2sin18 commented 2 years ago

Thanks for your report, I will look into it.

SamJia commented 2 years ago

An example to create a parquet dataset file and reproduce the error:

# Create parquet file
import pyarrow as pa
import pyarrow.parquet as pq

arr = pa.array([[[1], [2, 3]], [[4], [5]]], pa.list_(pa.list_(pa.int64())))
table = pa.Table.from_arrays([arr], ['test'])
pq.write_table(table, 'test.zstd.parquet', compression='ZSTD')
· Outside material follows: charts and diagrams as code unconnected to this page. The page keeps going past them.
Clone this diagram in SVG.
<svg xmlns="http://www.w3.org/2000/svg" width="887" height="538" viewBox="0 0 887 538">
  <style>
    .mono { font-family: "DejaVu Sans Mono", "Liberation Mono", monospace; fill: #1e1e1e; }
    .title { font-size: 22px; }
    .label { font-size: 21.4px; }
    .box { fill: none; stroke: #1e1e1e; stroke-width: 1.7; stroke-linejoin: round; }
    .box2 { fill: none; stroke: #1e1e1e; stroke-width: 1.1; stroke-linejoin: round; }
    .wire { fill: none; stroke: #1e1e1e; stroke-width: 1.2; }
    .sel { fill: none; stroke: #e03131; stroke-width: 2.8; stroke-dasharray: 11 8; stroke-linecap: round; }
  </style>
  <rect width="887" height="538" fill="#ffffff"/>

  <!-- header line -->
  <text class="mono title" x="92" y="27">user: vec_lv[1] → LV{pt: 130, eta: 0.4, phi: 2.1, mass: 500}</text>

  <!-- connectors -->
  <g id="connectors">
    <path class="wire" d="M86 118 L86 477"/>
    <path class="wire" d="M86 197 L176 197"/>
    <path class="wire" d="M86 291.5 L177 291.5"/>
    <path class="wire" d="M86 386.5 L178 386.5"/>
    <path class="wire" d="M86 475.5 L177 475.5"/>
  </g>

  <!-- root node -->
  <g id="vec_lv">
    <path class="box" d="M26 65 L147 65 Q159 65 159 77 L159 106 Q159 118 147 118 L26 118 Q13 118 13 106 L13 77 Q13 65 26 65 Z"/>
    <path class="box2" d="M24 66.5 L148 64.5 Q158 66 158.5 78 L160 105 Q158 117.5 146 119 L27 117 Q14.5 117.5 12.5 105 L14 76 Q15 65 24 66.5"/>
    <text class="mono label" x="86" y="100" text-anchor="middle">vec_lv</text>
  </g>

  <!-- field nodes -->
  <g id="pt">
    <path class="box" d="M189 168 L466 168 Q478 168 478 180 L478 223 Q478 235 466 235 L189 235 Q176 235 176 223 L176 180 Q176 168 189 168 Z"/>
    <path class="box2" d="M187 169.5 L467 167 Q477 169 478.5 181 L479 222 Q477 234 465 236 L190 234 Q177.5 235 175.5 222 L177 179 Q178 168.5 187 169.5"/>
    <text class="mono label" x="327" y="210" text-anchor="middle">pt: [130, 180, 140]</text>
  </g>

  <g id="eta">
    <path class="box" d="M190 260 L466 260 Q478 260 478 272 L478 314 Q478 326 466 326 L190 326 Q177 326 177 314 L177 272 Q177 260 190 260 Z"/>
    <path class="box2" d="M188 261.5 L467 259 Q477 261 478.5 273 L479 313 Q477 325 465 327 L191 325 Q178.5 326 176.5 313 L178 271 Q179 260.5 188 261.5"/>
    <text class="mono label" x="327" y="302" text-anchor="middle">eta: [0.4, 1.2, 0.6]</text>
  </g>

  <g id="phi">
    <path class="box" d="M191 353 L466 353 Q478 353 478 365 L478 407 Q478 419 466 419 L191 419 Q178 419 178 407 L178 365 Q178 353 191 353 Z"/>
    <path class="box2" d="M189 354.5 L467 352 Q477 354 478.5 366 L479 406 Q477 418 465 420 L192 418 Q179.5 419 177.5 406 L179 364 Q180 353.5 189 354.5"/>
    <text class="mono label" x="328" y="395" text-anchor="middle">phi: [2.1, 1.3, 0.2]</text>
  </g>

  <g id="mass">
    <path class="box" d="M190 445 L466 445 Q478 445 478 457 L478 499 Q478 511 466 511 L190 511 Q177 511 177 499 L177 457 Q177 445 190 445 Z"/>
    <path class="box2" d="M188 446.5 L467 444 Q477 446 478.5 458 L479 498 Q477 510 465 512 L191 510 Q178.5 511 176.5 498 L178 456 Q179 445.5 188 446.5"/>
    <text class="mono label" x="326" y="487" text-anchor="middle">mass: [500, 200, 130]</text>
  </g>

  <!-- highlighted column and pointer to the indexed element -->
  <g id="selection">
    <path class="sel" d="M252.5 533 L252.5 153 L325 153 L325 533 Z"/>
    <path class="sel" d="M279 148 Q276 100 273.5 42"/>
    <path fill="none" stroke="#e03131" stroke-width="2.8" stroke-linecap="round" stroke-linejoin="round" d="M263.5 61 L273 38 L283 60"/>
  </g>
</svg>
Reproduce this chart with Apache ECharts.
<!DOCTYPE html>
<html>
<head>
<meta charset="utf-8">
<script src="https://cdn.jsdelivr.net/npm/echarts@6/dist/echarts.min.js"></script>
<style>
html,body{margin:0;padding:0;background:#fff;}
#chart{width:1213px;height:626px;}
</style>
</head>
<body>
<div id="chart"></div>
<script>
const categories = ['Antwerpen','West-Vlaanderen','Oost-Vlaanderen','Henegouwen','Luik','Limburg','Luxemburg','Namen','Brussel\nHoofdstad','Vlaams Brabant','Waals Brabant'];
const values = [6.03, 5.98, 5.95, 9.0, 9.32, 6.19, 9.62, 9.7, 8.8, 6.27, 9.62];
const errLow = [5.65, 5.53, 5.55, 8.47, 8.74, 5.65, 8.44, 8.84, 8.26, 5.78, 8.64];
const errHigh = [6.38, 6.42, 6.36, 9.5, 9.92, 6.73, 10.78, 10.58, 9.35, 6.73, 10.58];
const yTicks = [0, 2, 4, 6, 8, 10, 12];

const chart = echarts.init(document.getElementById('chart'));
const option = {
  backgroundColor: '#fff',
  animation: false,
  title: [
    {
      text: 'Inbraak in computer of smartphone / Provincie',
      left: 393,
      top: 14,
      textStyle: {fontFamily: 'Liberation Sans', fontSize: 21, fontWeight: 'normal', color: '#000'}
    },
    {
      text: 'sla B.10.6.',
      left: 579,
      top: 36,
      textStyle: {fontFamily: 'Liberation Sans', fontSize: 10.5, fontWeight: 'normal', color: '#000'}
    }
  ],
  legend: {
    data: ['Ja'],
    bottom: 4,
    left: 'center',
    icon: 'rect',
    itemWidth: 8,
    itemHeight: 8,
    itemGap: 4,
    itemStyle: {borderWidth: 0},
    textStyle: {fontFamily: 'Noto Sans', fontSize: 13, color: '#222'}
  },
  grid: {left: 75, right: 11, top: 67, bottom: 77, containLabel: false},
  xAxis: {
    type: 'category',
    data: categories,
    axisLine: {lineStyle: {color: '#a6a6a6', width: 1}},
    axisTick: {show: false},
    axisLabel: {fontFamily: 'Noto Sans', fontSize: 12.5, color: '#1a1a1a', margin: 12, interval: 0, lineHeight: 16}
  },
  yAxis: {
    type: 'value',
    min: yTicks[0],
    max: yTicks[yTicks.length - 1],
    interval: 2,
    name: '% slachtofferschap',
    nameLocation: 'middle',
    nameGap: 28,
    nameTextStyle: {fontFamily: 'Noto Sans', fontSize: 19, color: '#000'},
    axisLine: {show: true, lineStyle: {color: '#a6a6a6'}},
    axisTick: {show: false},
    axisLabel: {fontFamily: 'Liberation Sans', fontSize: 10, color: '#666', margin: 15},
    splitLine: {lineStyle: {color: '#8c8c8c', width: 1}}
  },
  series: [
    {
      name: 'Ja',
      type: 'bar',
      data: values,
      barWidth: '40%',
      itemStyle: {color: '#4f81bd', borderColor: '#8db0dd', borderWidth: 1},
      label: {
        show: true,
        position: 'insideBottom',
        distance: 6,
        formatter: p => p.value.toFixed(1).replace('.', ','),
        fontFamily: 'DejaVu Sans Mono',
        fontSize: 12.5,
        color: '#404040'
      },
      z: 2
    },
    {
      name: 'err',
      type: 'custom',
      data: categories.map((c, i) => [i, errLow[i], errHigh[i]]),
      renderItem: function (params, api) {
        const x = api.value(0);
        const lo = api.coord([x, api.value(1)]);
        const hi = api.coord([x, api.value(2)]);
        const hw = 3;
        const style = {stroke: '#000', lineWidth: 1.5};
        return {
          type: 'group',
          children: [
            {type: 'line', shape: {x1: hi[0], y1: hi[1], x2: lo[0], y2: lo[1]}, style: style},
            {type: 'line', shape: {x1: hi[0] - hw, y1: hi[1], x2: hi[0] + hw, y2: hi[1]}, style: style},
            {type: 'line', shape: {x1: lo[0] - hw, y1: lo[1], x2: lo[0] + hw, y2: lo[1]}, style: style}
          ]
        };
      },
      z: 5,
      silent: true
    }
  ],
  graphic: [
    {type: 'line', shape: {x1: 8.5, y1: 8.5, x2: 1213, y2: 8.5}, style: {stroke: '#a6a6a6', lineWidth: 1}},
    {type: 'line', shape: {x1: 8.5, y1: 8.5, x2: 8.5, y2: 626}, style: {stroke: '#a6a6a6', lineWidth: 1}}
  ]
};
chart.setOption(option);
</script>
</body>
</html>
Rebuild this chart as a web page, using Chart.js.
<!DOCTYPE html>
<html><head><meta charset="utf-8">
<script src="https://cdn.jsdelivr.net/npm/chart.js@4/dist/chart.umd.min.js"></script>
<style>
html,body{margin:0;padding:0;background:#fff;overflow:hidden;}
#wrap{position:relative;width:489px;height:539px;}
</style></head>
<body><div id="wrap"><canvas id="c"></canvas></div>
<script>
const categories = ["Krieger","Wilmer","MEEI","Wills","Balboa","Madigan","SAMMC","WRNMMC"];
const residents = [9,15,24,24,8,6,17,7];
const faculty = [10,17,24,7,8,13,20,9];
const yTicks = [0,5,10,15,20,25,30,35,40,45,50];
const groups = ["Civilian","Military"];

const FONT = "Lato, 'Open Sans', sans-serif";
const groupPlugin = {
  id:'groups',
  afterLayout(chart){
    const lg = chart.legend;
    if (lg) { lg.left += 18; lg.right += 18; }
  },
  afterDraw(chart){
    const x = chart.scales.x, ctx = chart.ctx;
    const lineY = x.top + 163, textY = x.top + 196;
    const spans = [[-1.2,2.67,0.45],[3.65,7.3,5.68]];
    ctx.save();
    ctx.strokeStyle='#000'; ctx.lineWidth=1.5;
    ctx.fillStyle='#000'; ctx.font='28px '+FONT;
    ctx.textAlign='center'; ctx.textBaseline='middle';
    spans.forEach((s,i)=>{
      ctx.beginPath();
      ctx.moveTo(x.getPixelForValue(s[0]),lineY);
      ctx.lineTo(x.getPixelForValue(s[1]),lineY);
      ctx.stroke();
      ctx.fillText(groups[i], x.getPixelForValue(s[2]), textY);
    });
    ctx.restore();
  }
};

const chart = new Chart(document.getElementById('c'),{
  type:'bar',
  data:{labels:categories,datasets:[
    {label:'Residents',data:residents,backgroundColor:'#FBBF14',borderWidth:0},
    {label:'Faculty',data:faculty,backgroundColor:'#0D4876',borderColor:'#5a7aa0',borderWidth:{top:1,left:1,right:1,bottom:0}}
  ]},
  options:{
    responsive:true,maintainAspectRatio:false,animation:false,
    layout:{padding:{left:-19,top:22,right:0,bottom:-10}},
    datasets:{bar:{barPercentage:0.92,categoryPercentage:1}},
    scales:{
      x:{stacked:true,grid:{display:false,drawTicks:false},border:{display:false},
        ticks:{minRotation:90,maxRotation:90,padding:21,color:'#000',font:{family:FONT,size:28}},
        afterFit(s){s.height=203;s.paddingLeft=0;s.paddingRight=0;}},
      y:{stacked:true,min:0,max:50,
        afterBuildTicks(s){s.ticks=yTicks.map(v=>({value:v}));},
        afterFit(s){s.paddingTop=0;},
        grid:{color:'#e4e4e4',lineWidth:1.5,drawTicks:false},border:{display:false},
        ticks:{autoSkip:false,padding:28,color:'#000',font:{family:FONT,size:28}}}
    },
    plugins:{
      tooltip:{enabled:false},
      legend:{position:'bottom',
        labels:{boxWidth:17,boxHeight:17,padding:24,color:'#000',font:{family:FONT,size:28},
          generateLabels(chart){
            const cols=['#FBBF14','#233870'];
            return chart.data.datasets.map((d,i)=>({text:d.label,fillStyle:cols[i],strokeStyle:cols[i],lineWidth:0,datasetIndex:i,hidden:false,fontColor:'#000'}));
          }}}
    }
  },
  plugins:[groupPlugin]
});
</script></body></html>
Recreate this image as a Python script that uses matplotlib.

# Reading the parquet file
import tensorflow as tf
import hybridbackend.tensorflow as hb

dataset = hb.data.ParquetDataset("test.zstd.parquet", batch_size=2)
dataset = dataset.apply(hb.data.to_sparse())
iterator = dataset.make_one_shot_iterator()
next_element = iterator.get_next()  
sess = tf.Session()
vals = sess.run(next_element)
DelightRun commented 1 year ago

It seems this error still exists in 0.8.0

2sin18 commented 1 year ago

@DelightRun Could you try the latest commit ?

DelightRun commented 1 year ago

@DelightRun Could you try the latest commit ?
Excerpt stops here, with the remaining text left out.